In biology, a food web represents all the possible paths energy and nutrients can take through an ecosystem, from one organism to the next. Each path is a food chain, and contains several trophic levels, which separate different types of organisms. A tertiary consumer is one trophic level of a food chain. A tertiary consumers is any consumer that eats mainly primary and secondary consumers.

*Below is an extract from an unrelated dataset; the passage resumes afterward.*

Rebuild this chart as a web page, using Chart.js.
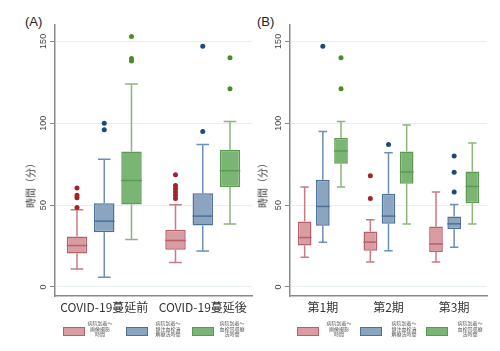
<!DOCTYPE html>
<html>
<head>
<meta charset="utf-8">
<script src="https://cdn.jsdelivr.net/npm/chart.js@4.4.0/dist/chart.umd.min.js"></script>
<style>
body { margin: 0; background: #fff; width: 500px; height: 351px; overflow: hidden; position: relative; font-family: 'Liberation Sans', Arial, sans-serif; }
canvas { position: absolute; top: 0; }
.plabel { position: absolute; top: 14px; font-size: 13px; color: #222; }
.ytitle { position: absolute; font-family: 'Noto Sans CJK JP'; font-size: 10px; color: #444; transform: translate(-50%, -50%) rotate(-90deg); white-space: nowrap; }
.sw { position: absolute; width: 20px; height: 7px; border: 1.5px solid; }
.lt { position: absolute; font-family: 'Noto Sans CJK JP'; font-size: 5px; line-height: 5.7px; text-align: center; transform: translateX(-50%); color: #555; white-space: pre; }
</style>
</head>
<body>
<div class="plabel" style="left:25px">(A)</div>
<div class="plabel" style="left:257px">(B)</div>
<canvas id="chartA" width="260" height="351" style="left:0"></canvas>
<canvas id="chartB" width="250" height="351" style="left:250px"></canvas>
<div class="ytitle" style="left:30px;top:183px">時間（分）</div>
<div class="ytitle" style="left:262px;top:183px">時間（分）</div>
<div id="legendA"></div>
<div id="legendB"></div>
<script>
// each box: [min, q1, median, q3, max]
var labelsA = ['COVID-19蔓延前', 'COVID-19蔓延後'];
var imageA = [[11, 20.4, 25.3, 30.8, 47.2], [15, 22.7, 28.4, 34.9, 50.2]];
var tpaA = [[6, 33.5, 40.2, 51.2, 78], [22, 37.5, 43.3, 57.2, 87]];
var evtA = [[29, 50.4, 65, 82.7, 124], [38.5, 61, 71, 83.8, 101]];
var imageOutA = [[48.5, 54.5, 56, 60.5], [54, 56, 58, 60, 62, 68.5]];
var tpaOutA = [[96, 100], [95, 147]];
var evtOutA = [[138, 139.5, 153], [121, 140]];

var labelsB = ['第1期', '第2期', '第3期'];
var imageB = [[18.2, 25.3, 30.2, 40, 61], [15.3, 22.2, 27.4, 33.9, 41], [15.3, 21.4, 26.3, 36.9, 58]];
var tpaB = [[27.4, 37.4, 49.2, 65.5, 95], [22.2, 38.6, 43.3, 57, 82], [24.3, 35.3, 38.6, 43, 50.4]];
var evtB = [[61, 75.3, 83.1, 91, 101], [38.4, 63, 70.2, 82.7, 99], [38.4, 51.2, 61.4, 70.6, 88]];
var imageOutB = [[], [54, 68], []];
var tpaOutB = [[147], [87], [58, 70, 80]];
var evtOutB = [[121, 140], [], []];

var yTicks = [0, 50, 100, 150];
var seriesNames = ['病院到着～\n画像撮影\n時間', '病院到着～\n静注血栓溶\n解療法時間', '病院到着～\n血栓回収療\n法時間'];

var fills = ['#d99ca2', '#8ba4c0', '#7bb574'];
var lines = ['#b8606a', '#4d7099', '#5c9a50'];
var whisk = ['#c77b84', '#6d8fb5', '#8db47c'];
var dots = ['#a3232d', '#1c4a7c', '#4f8a2a'];

var boxPlugin = {
  id: 'boxes',
  beforeDatasetsDraw: function(chart) {
    var ctx = chart.ctx, y = chart.scales.y;
    chart.data.datasets.forEach(function(ds, di) {
      chart.getDatasetMeta(di).data.forEach(function(bar, i) {
        var s = ds.stats[i];
        var x = bar.x, cap = bar.width * 0.62;
        ctx.save();
        ctx.strokeStyle = ds.whiskerColor;
        ctx.lineWidth = 1.5;
        ctx.beginPath();
        ctx.moveTo(x, y.getPixelForValue(s[1]));
        ctx.lineTo(x, y.getPixelForValue(s[0]));
        ctx.moveTo(x, y.getPixelForValue(s[3]));
        ctx.lineTo(x, y.getPixelForValue(s[4]));
        ctx.moveTo(x - cap / 2, y.getPixelForValue(s[0]));
        ctx.lineTo(x + cap / 2, y.getPixelForValue(s[0]));
        ctx.moveTo(x - cap / 2, y.getPixelForValue(s[4]));
        ctx.lineTo(x + cap / 2, y.getPixelForValue(s[4]));
        ctx.stroke();
        ctx.restore();
      });
    });
  },
  afterDatasetsDraw: function(chart) {
    var ctx = chart.ctx, y = chart.scales.y;
    chart.data.datasets.forEach(function(ds, di) {
      chart.getDatasetMeta(di).data.forEach(function(bar, i) {
        var s = ds.stats[i];
        var x = bar.x, w = bar.width;
        ctx.save();
        ctx.strokeStyle = ds.borderColor;
        ctx.lineWidth = 1.5;
        ctx.beginPath();
        ctx.moveTo(x - w / 2, y.getPixelForValue(s[2]));
        ctx.lineTo(x + w / 2, y.getPixelForValue(s[2]));
        ctx.stroke();
        ctx.fillStyle = ds.dotColor;
        ds.outliers[i].forEach(function(v) {
          ctx.beginPath();
          ctx.arc(x, y.getPixelForValue(v), 2.5, 0, Math.PI * 2);
          ctx.fill();
        });
        ctx.restore();
      });
    });
  }
};

function makeChart(id, labels, series, outs, yw, padRight) {
  var datasets = [];
  series.forEach(function(s, k) {
    datasets.push({
      label: seriesNames[k],
      data: s.map(function(b) { return [b[1], b[3]]; }),
      stats: s,
      outliers: outs[k],
      backgroundColor: fills[k],
      borderColor: lines[k],
      whiskerColor: whisk[k],
      dotColor: dots[k],
      borderWidth: 1.5,
      borderSkipped: false,
      categoryPercentage: 0.83,
      barPercentage: 0.75
    });
  });

  new Chart(document.getElementById(id), {
    type: 'bar',
    data: { labels: labels, datasets: datasets },
    options: {
      responsive: false,
      animation: false,
      layout: { padding: { left: 0, right: padRight, top: 25, bottom: 0 } },
      plugins: { legend: { display: false }, tooltip: { enabled: false } },
      scales: {
        x: {
          afterFit: function(sc) { sc.height = 55; },
          border: { color: '#8a8a8a', width: 1.5 },
          grid: { display: false, drawTicks: false },
          ticks: { padding: 4, autoSkip: false, maxRotation: 0, color: '#333', font: { size: 12, family: 'Noto Sans CJK JP' } }
        },
        y: {
          min: -5.5,
          max: 160,
          afterFit: function(sc) { sc.width = yw; },
          afterBuildTicks: function(sc) { sc.ticks = yTicks.map(function(v) { return { value: v }; }); },
          border: { color: '#8a8a8a', width: 1.5 },
          grid: { color: '#e8eff1', lineWidth: 1, tickLength: 5, tickColor: '#8a8a8a' },
          ticks: { minRotation: 90, maxRotation: 90, crossAlign: 'center', padding: -1, color: '#444', font: { size: 9, family: 'Liberation Sans' } }
        }
      }
    },
    plugins: [boxPlugin]
  });
}

makeChart('chartA', labelsA, [imageA, tpaA, evtA], [imageOutA, tpaOutA, evtOutA], 55, 8);
makeChart('chartB', labelsB, [imageB, tpaB, evtB], [imageOutB, tpaOutB, evtOutB], 40, 13);

// legend under each panel
function makeLegend(id, swX, textX) {
  var el = document.getElementById(id);
  seriesNames.forEach(function(name, k) {
    var sw = document.createElement('div');
    sw.className = 'sw';
    sw.style.left = swX[k] + 'px';
    sw.style.top = '327px';
    sw.style.background = fills[k];
    sw.style.borderColor = lines[k];
    el.appendChild(sw);
    var t = document.createElement('div');
    t.className = 'lt';
    t.style.left = textX[k] + 'px';
    t.style.top = '320px';
    t.textContent = name;
    el.appendChild(t);
  });
}
makeLegend('legendA', [63, 126, 192], [100, 168, 232]);
makeLegend('legendB', [297, 360, 426], [339, 404, 470]);
</script>
</body>
</html>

Everybody is Somebody's Lunch
The first step in a food chain is composed of producers, including plants, algae, phytoplankton, and some forms of bacteria. These organisms are autotrophs, meaning they create their own food. Subsequent trophic levels are all made up of consumers, which rely on other organisms as a food source. Primary consumers are herbivores, eating only plants. Secondary consumers eat herbivores. A tertiary consumer is the fourth trophic level; these organisms eat primary and secondary consumers as a primary source of food. A tertiary consumer may not be at the top of the food chain; there can be other predators at higher trophic levels.
Who's On the Menu
Tertiary consumers can be omnivores or carnivores, meaning their diets can include plants or consist of only meat. A good example of a tertiary consumer is a hawk, which can feed on secondary consumers, such as snakes, as well as primary consumers, such as mice and birds. However, an apex predator, such as a mountain lion, is still at a higher trophic level than the hawk.